Adequate effective reservoir characterization is important for effective development of oil and gas reservoirs. Further, the knowledge of formation properties such as permeability, porosity, water saturation etc. may be important for effective well completion design. This may be particularly true for Inflow Control Device (ICD) completion design, intelligent completion design, and horizontal and multilateral well designs. Also, effective reservoir management in an attempt to optimize the production and oil recovery often depends upon good dynamic reservoir characterization. Among all formation properties, permeability (or fluid conductivity) is often the most difficult to determine or predict, and has been a long-standing challenge specifically in the heterogeneous reservoirs having faults, fractures, Vugs or high conductive flow channels. The general perception is the rock with greater porosity usually correlates with greater permeability, which does not hold true in many cases. For example, a formation with small pore throat size may have highly interconnected pores, but these pores and pore channels are too small and the paths available are too restrictive for fluid movement, which substantially reduces the permeability.
Formation permeability can be directly determined using core plugs in the laboratory, by using a formation fluid tester in a wellbore, or determined with well tests by use of pressure-transient analysis. However, the measured permeability directly from these methods provides permeability at discrete points and has limitations in estimating the permeability continuously across the none-cored wells, particularly in the horizontal wellbore. Also, the amount of core available for direct permeability measurement is typically limited (due to the cost and logistics associated with core sampling), and permeability estimates usually are made by correlations, by use of wireline-log responses. Further, the permeability measured from these sources might have some uncertainty in estimating the permeability at actual reservoir conditions.
Many investigators have attempted to grasp the complexity of permeability function into a model with general applicability. Most of the models developed are empirical models based on the correlation between formation permeability, formation porosity and irreducible water saturation.
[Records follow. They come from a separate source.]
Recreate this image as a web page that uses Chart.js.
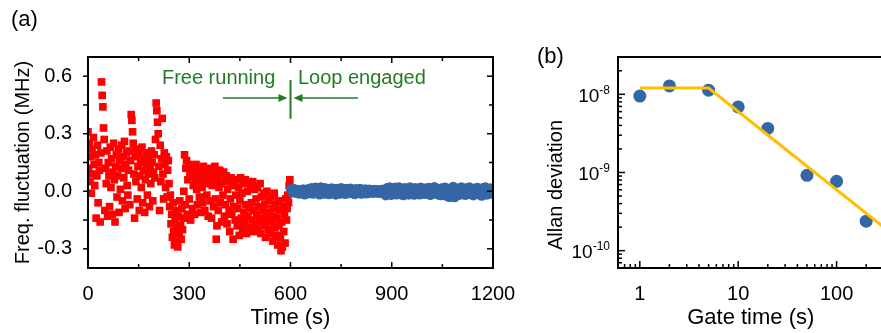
<!DOCTYPE html>
<html>
<head>
<meta charset="utf-8">
<script src="https://cdn.jsdelivr.net/npm/chart.js@4.4.0/dist/chart.umd.min.js"></script>
<style>
  html, body { margin: 0; padding: 0; background: #fff; overflow: hidden; }
  #wrap { position: relative; width: 881px; height: 333px; overflow: hidden; }
  #chartA { position: absolute; left: 0; top: 0; }
  #chartB { position: absolute; left: 530px; top: 0; }
</style>
</head>
<body>
<div id="wrap">
  <canvas id="chartA" width="540" height="333"></canvas>
  <canvas id="chartB" width="360" height="333"></canvas>
</div>
<script>
// (a) frequency fluctuation, MHz
const freeStart = 0, freeStep = 2;      // s
const freeRunning = [
  0.31, 0.12, 0.25, 0.05, 0.18, -0.01, 0.22, 0.09, 0.28, 0.14,
  0.03, 0.19, -0.14, 0.08, 0.24, -0.06, 0.15, 0.11, -0.16, 0.20,
  0.57, 0.50, 0.44, 0.33, 0.27, -0.10, 0.12, 0.04, 0.21, -0.13,
  0.15, 0.08, -0.08, 0.23, 0.02, 0.17, -0.12, 0.10, 0.25, 0.06,
  -0.16, 0.13, 0.19, -0.03, 0.08, 0.22, -0.11, 0.16, 0.01, 0.12,
  0.24, -0.05, 0.18, 0.07, 0.26, -0.09, 0.14, 0.20, 0.03, -0.02,
  0.11, 0.21, -0.07, 0.16, 0.40, 0.37, 0.31, 0.25, 0.09, -0.14,
  0.18, 0.05, 0.22, -0.04, 0.13, 0.19, -0.10, 0.08, 0.15, 0.02,
  0.23, -0.06, 0.11, 0.17, -0.11, 0.06, 0.20, 0.14, -0.02, 0.09,
  0.18, -0.08, 0.12, 0.04, 0.21, 0.15, -0.05, 0.10, 0.19, 0.07,
  0.27, 0.46, 0.42, 0.36, 0.30, 0.13, -0.10, 0.24, 0.05, 0.17,
  0.38, 0.09, -0.04, 0.20, 0.14, 0.02, 0.18, -0.03, 0.11, 0.16,
  0.04, -0.08, -0.02, -0.17, -0.12, -0.24, -0.06, -0.21, -0.28, -0.15,
  -0.26, -0.10, -0.19, -0.29, -0.13, -0.22, -0.05, -0.18, -0.25, -0.09,
  -0.20, -0.14, 0.00, 0.19, -0.07, 0.12, 0.16, -0.12, 0.06, 0.14,
  -0.04, 0.10, -0.15, 0.08, 0.13, -0.09, 0.03, 0.11, -0.12, 0.06,
  0.14, 0.01, -0.07, 0.09, 0.12, -0.03, 0.05, -0.11, 0.10, 0.02,
  -0.06, 0.13, 0.07, -0.10, 0.04, 0.11, -0.02, 0.08, -0.13, 0.06,
  0.12, -0.05, 0.09, -0.14, 0.03, 0.10, -0.08, 0.05, 0.13, -0.04,
  -0.25, -0.18, 0.07, -0.10, 0.02, 0.11, -0.06, 0.04, -0.16, 0.09,
  -0.02, 0.10, -0.13, 0.05, -0.07, 0.08, -0.17, 0.01, 0.06, -0.10,
  -0.21, -0.04, 0.07, -0.12, 0.03, -0.25, -0.08, 0.05, -0.15, -0.02,
  0.06, -0.18, -0.09, 0.02, -0.23, -0.05, 0.07, -0.14, -0.01, -0.20,
  0.04, -0.11, -0.17, 0.06, -0.07, -0.22, 0.00, -0.13, 0.05, -0.09,
  -0.19, 0.03, -0.06, -0.15, 0.05, -0.21, -0.10, 0.01, -0.17, -0.04,
  -0.12, 0.02, -0.20, -0.08, -0.14, 0.04, -0.22, -0.03, -0.16, -0.10,
  -0.01, -0.18, -0.07, -0.24, -0.12, 0.00, -0.15, -0.20, -0.05, -0.11,
  -0.22, -0.03, -0.16, -0.09, -0.26, -0.13, -0.01, -0.19, -0.07, -0.23,
  -0.14, -0.28, -0.05, -0.18, -0.10, -0.24, -0.31, -0.16, -0.29, -0.08,
  -0.21, -0.12, -0.27, -0.04, -0.15, -0.09, -0.02, -0.06, 0.03, 0.06
];
const loopStart = 602, loopStep = 4;    // s
const loopEngaged = [
  0.010, -0.005, 0.012, 0.000, -0.008, 0.006, -0.012, 0.004, -0.006, 0.009,
  -0.015, 0.003, -0.010, 0.011, -0.004, 0.015, -0.012, 0.007, 0.018, -0.006,
  0.012, -0.015, 0.020, 0.002, -0.011, 0.016, -0.008, 0.010, -0.014, 0.005,
  0.014, -0.010, 0.008, -0.016, 0.012, 0.001, -0.012, 0.016, -0.005, 0.009,
  -0.013, 0.011, 0.004, -0.009, 0.013, -0.006, 0.007, -0.014, 0.010, 0.000,
  -0.008, 0.012, -0.011, 0.006, -0.004, 0.009, -0.010, 0.003, 0.008, -0.006,
  0.004, -0.007, 0.006, -0.003, 0.005, -0.008, 0.002, 0.007, -0.005, 0.004,
  -0.020, 0.016, -0.012, 0.020, -0.018, 0.010, -0.006, 0.018, -0.015, 0.008,
  0.019, -0.014, 0.006, -0.019, 0.015, -0.008, 0.012, -0.016, 0.020, -0.004,
  0.010, -0.017, 0.016, -0.009, 0.003, -0.015, 0.018, -0.011, 0.007, -0.013,
  0.014, -0.006, 0.017, -0.018, 0.009, -0.012, 0.021, -0.007, 0.011, -0.016,
  0.006, -0.019, 0.015, -0.010, 0.018, -0.022, 0.012, -0.028, 0.008, -0.024,
  0.022, -0.030, 0.014, -0.020, 0.010, -0.016, 0.019, -0.012, 0.006, -0.018,
  0.016, -0.009, 0.020, -0.014, 0.008, -0.020, 0.013, -0.006, 0.017, -0.011,
  0.009, -0.022, 0.015, -0.008, 0.019, -0.016, 0.006, -0.012, 0.014, -0.004
];
const timeTicks = [0, 300, 600, 900, 1200];
const timeMinor = [150, 450, 750, 1050];
const freqTicks = [-0.3, 0, 0.3, 0.6];
const freqMinor = [-0.15, 0.15, 0.45];

// (b) Allan deviation
const gateTimes = [1, 2, 5, 10, 20, 50, 100, 200];
const allanDev = [9.5e-9, 1.28e-8, 1.13e-8, 6.9e-9, 3.66e-9, 9.2e-10, 7.7e-10, 2.38e-10];
const fitTimes = [1, 5, 300];
const fitDev = [1.2e-8, 1.2e-8, 2.0e-10];
const gateTicks = [1, 10, 100];
const allanTicks = [1e-8, 1e-9, 1e-10];
const allanExp = ['-8', '-9', '-10'];

const FONT = '"Liberation Sans", Arial, Helvetica, sans-serif';
const RED = '#ff0000';
const BLUE = '#3567a6';
const ORANGE = '#ffbf00';
const GREEN = '#237b23';

function line(ctx, x1, y1, x2, y2) {
  ctx.beginPath(); ctx.moveTo(x1, y1); ctx.lineTo(x2, y2); ctx.stroke();
}

// len > 0 points into the plot, len < 0 points out
function drawTicks(chart, axisId, values, side, len) {
  const { ctx, chartArea: a } = chart;
  const s = chart.scales[axisId];
  values.forEach(v => {
    const p = s.getPixelForValue(v);
    if (side === 'left') line(ctx, a.left, p, a.left + len, p);
    if (side === 'right') line(ctx, a.right, p, a.right - len, p);
    if (side === 'bottom') line(ctx, p, a.bottom, p, a.bottom - len);
    if (side === 'top') line(ctx, p, a.top, p, a.top + len);
  });
}

function arrow(ctx, xFrom, xTo, y) {
  const d = Math.sign(xTo - xFrom);
  line(ctx, xFrom, y, xTo - d * 7, y);
  ctx.beginPath();
  ctx.moveTo(xTo, y);
  ctx.lineTo(xTo - d * 9, y - 4);
  ctx.lineTo(xTo - d * 9, y + 4);
  ctx.closePath();
  ctx.fill();
}

function logMinor(lo, hi) {
  const out = [];
  for (let e = Math.floor(Math.log10(lo)); e <= Math.ceil(Math.log10(hi)); e++) {
    for (let m = 2; m <= 9; m++) {
      const v = m * Math.pow(10, e);
      if (v >= lo * 0.999 && v <= hi * 1.001) out.push(v);
    }
  }
  return out;
}

const framePluginA = {
  id: 'frameA',
  afterDatasetsDraw(chart) {
    const { ctx, chartArea: a } = chart;
    const xs = chart.scales.x, ys = chart.scales.y;
    ctx.save();
    ctx.strokeStyle = '#000';
    ctx.lineWidth = 2;
    ctx.strokeRect(a.left, a.top, a.right - a.left, a.bottom - a.top);
    ctx.lineWidth = 1.5;
    drawTicks(chart, 'y', freqTicks, 'left', -5);
    drawTicks(chart, 'y', freqMinor, 'left', -5);
    drawTicks(chart, 'y', freqTicks, 'right', 6);
    drawTicks(chart, 'y', freqMinor, 'right', 4);
    drawTicks(chart, 'x', timeTicks, 'bottom', 6);
    drawTicks(chart, 'x', timeMinor, 'bottom', 4);
    drawTicks(chart, 'x', timeTicks, 'top', 6);
    drawTicks(chart, 'x', timeMinor, 'top', 4);

    // switch-over annotation
    ctx.strokeStyle = GREEN;
    ctx.fillStyle = GREEN;
    ctx.lineWidth = 2;
    const xSwitch = xs.getPixelForValue(600);
    line(ctx, xSwitch, ys.getPixelForValue(0.58), xSwitch, ys.getPixelForValue(0.378));
    const yArrow = ys.getPixelForValue(0.486);
    ctx.lineWidth = 1.6;
    arrow(ctx, xs.getPixelForValue(400), xSwitch - 3, yArrow);
    arrow(ctx, xs.getPixelForValue(800), xSwitch + 3, yArrow);
    ctx.font = '20px ' + FONT;
    ctx.textBaseline = 'alphabetic';
    ctx.textAlign = 'right';
    ctx.fillText('Free running', xs.getPixelForValue(555), ys.getPixelForValue(0.56));
    ctx.textAlign = 'left';
    ctx.fillText('Loop engaged', xs.getPixelForValue(622), ys.getPixelForValue(0.56));

    ctx.fillStyle = '#000';
    ctx.font = '22px ' + FONT;
    ctx.textBaseline = 'middle';
    ctx.fillText('(a)', 11, 20);
    ctx.restore();
  }
};

const framePluginB = {
  id: 'frameB',
  afterDatasetsDraw(chart) {
    const { ctx, chartArea: a } = chart;
    const ys = chart.scales.y;
    ctx.save();
    ctx.strokeStyle = '#000';
    ctx.lineWidth = 2;
    ctx.strokeRect(a.left, a.top, a.right - a.left, a.bottom - a.top);
    ctx.lineWidth = 1.5;
    drawTicks(chart, 'y', allanTicks, 'left', 7);
    drawTicks(chart, 'y', logMinor(ys.min, ys.max), 'left', 4);
    drawTicks(chart, 'x', gateTicks, 'bottom', 7);
    drawTicks(chart, 'x', logMinor(chart.scales.x.min, chart.scales.x.max), 'bottom', 4);

    // y tick labels with superscript exponents
    ctx.fillStyle = '#000';
    const xEnd = a.left - 8;
    allanTicks.forEach((v, i) => {
      const p = ys.getPixelForValue(v);
      ctx.font = '12px ' + FONT;
      const supW = ctx.measureText(allanExp[i]).width;
      ctx.textAlign = 'left';
      ctx.textBaseline = 'middle';
      ctx.fillText(allanExp[i], xEnd - supW, p - 4);
      ctx.font = '19px ' + FONT;
      ctx.textAlign = 'right';
      ctx.fillText('10', xEnd - supW, p + 2);
    });

    // y title
    ctx.save();
    ctx.translate(26, 185);
    ctx.rotate(-Math.PI / 2);
    ctx.font = '20px ' + FONT;
    ctx.textAlign = 'center';
    ctx.textBaseline = 'middle';
    ctx.fillText('Allan deviation', 0, 0);
    ctx.restore();

    ctx.font = '22px ' + FONT;
    ctx.textAlign = 'left';
    ctx.textBaseline = 'middle';
    ctx.fillText('(b)', 7, 57);
    ctx.restore();
  }
};

new Chart(document.getElementById('chartA'), {
  type: 'scatter',
  data: {
    datasets: [
      {
        data: loopEngaged.map((v, i) => ({ x: loopStart + i * loopStep, y: v })),
        pointStyle: 'circle', pointRadius: 5.3, backgroundColor: BLUE, borderWidth: 0
      },
      {
        data: freeRunning.map((v, i) => ({ x: freeStart + i * freeStep, y: v })),
        pointStyle: 'rect', pointRadius: 5.4, backgroundColor: RED, borderWidth: 0
      }
    ]
  },
  options: {
    responsive: false,
    animation: false,
    events: [],
    layout: { padding: { top: 57, right: 47, bottom: 0, left: 0 } },
    plugins: { legend: { display: false }, tooltip: { enabled: false } },
    scales: {
      x: {
        type: 'linear', min: 0, max: 1200,
        grid: { display: false }, border: { display: false },
        afterBuildTicks: s => { s.ticks = timeTicks.map(v => ({ value: v })); },
        afterFit: s => { s.height = 65; s.paddingLeft = 0; s.paddingRight = 0; },
        ticks: { color: '#000', font: { family: FONT, size: 20 }, padding: 6, maxRotation: 0, autoSkip: false, callback: v => String(v) },
        title: { display: true, text: 'Time (s)', color: '#000', font: { family: FONT, size: 22 }, padding: { top: 0, bottom: 2 } }
      },
      y: {
        type: 'linear', min: -0.4, max: 0.7,
        grid: { display: false }, border: { display: false },
        afterBuildTicks: s => { s.ticks = freqTicks.map(v => ({ value: v })); },
        afterFit: s => { s.width = 88; },
        ticks: { color: '#000', font: { family: FONT, size: 20 }, padding: 8, callback: v => v.toFixed(1) },
        title: { display: true, text: 'Freq. fluctuation (MHz)', color: '#000', font: { family: FONT, size: 20 }, padding: { top: 11, bottom: 0 } }
      }
    }
  },
  plugins: [framePluginA]
});

new Chart(document.getElementById('chartB'), {
  type: 'scatter',
  data: {
    datasets: [
      {
        data: fitTimes.map((x, i) => ({ x: x, y: fitDev[i] })),
        showLine: true, borderColor: ORANGE, borderWidth: 3, pointRadius: 0, tension: 0
      },
      {
        data: gateTimes.map((x, i) => ({ x: x, y: allanDev[i] })),
        pointStyle: 'circle', pointRadius: 6.5, backgroundColor: BLUE, borderWidth: 0
      }
    ]
  },
  options: {
    responsive: false,
    animation: false,
    events: [],
    layout: { padding: { top: 57, right: 2, bottom: 0, left: 0 } },
    plugins: { legend: { display: false }, tooltip: { enabled: false } },
    scales: {
      x: {
        type: 'logarithmic', min: 0.6, max: 300,
        grid: { display: false }, border: { display: false },
        afterBuildTicks: s => { s.ticks = gateTicks.map(v => ({ value: v })); },
        afterFit: s => { s.height = 65; s.paddingLeft = 0; s.paddingRight = 0; },
        ticks: { color: '#000', font: { family: FONT, size: 20 }, padding: 6, maxRotation: 0, autoSkip: false, callback: v => String(v) },
        title: { display: true, text: 'Gate time (s)', color: '#000', font: { family: FONT, size: 22 }, padding: { top: 0, bottom: 2 } }
      },
      y: {
        type: 'logarithmic', min: 6e-11, max: 3e-8,
        grid: { display: false }, border: { display: false },
        afterFit: s => { s.width = 88; },
        ticks: { display: false }
      }
    }
  },
  plugins: [framePluginB]
});
</script>
</body>
</html>
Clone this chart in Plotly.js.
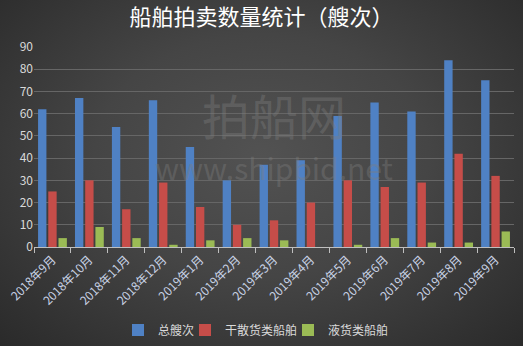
<!DOCTYPE html>
<html>
<head>
<meta charset="utf-8">
<script src="https://cdn.plot.ly/plotly-3.0.1.min.js"></script>
<style>
html,body{margin:0;padding:0;}
#chart{width:523px;height:346px;background:radial-gradient(ellipse at 50% 45%, #525252 0%, #454545 45%, #2a2a2a 100%);}
</style>
</head>
<body>
<div id="chart"></div>
<script>
const categories = ["2018年9月","2018年10月","2018年11月","2018年12月","2019年1月","2019年2月","2019年3月","2019年4月","2019年5月","2019年6月","2019年7月","2019年8月","2019年9月"];
const totalShips = [62,67,54,66,45,30,37,39,59,65,61,84,75];
const bulkShips = [25,30,17,29,18,10,12,20,30,27,29,42,32];
const liquidShips = [4,9,4,1,3,4,3,0,1,4,2,2,7];
const seriesNames = ["总艘次","干散货类船舶","液货类船舶"];
const tickVals = [0,10,20,30,40,50,60,70,80,90];

const font = "'Noto Sans CJK SC', 'Noto Sans', sans-serif";
const colors = ["#4f81c4","#c64d49","#9bbb55"];
const legendIds = ["legend","legend2","legend3"];
const legendX = [118, 185, 288];
const seriesData = [totalShips, bulkShips, liquidShips];
const data = seriesData.map((vals,i)=>({
  type:'bar', x:categories, y:vals, name:seriesNames[i], legend:legendIds[i],
  marker:{color:colors[i], line:{width:0}}
}));

const layout = {
  width:523, height:346,
  paper_bgcolor:'rgba(0,0,0,0)', plot_bgcolor:'rgba(0,0,0,0)',
  margin:{l:34, r:9, t:47, b:99, autoexpand:false},
  title:{text:'船舶拍卖数量统计（艘次）', x:0.5, xanchor:'center', y:0.95, yanchor:'middle',
    font:{family:font, size:22, color:'#ffffff'}},
  barmode:'group', bargap:0.17, bargroupgap:0.18,
  showlegend:true,
  xaxis:{type:'category', showgrid:false, showline:true, linecolor:'#bfbfbf', linewidth:1,
    ticks:'outside', tickson:'boundaries', ticklen:5, tickcolor:'#bfbfbf', automargin:false,
    tickangle:-45, tickfont:{family:font, size:12, color:'#c9d3e6'}, zeroline:false},
  yaxis:{range:[0,90], tickvals:tickVals, showgrid:true, gridcolor:'#666666', gridwidth:1, automargin:false,
    zeroline:false, showline:false, ticks:'', tickfont:{family:font, size:12, color:'#d9d9d9'}},
  annotations:[
    {text:'拍船网', xref:'paper', yref:'paper', x:0.5, y:0.665, xanchor:'center', yanchor:'middle', showarrow:false,
     font:{family:font, size:48, color:'rgba(125,125,125,0.4)'}},
    {text:'www.shipbid.net', xref:'paper', yref:'paper', x:0.5, y:0.40, xanchor:'center', yanchor:'middle', showarrow:false,
     font:{family:font, size:30, color:'rgba(125,125,125,0.4)'}}
  ]
};
legendIds.forEach((id,i)=>{
  layout[id] = {orientation:'h', xref:'container', x:legendX[i]/523, xanchor:'left',
    yref:'container', y:0.046, yanchor:'middle', bgcolor:'rgba(0,0,0,0)',
    font:{family:font, size:12, color:'#d9d9d9'}, itemwidth:30};
});
Plotly.newPlot('chart', data, layout, {displayModeBar:false, staticPlot:true});
</script>
</body>
</html>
These empirical models typically involve measuring porosity and irreducible water saturation of the core and developing mathematical models relating porosity and irreducible water saturation to permeability. In order to use this approach, it is desirable to obtain effective porosity, which is the portion of the porosity that is not isolated and is connected to the pore network and therefore can contribute to fluid flow, and irreducible water saturation. These parameters are not available directly from well logs. Instead, they are estimated from other well log data. However, porosity derived from well log data is not necessarily effective porosity, and methods for deriving irreducible water saturation often rely on effective porosity. Furthermore, empirical models developed for certain formations often perform poorly when used in other fields or formations.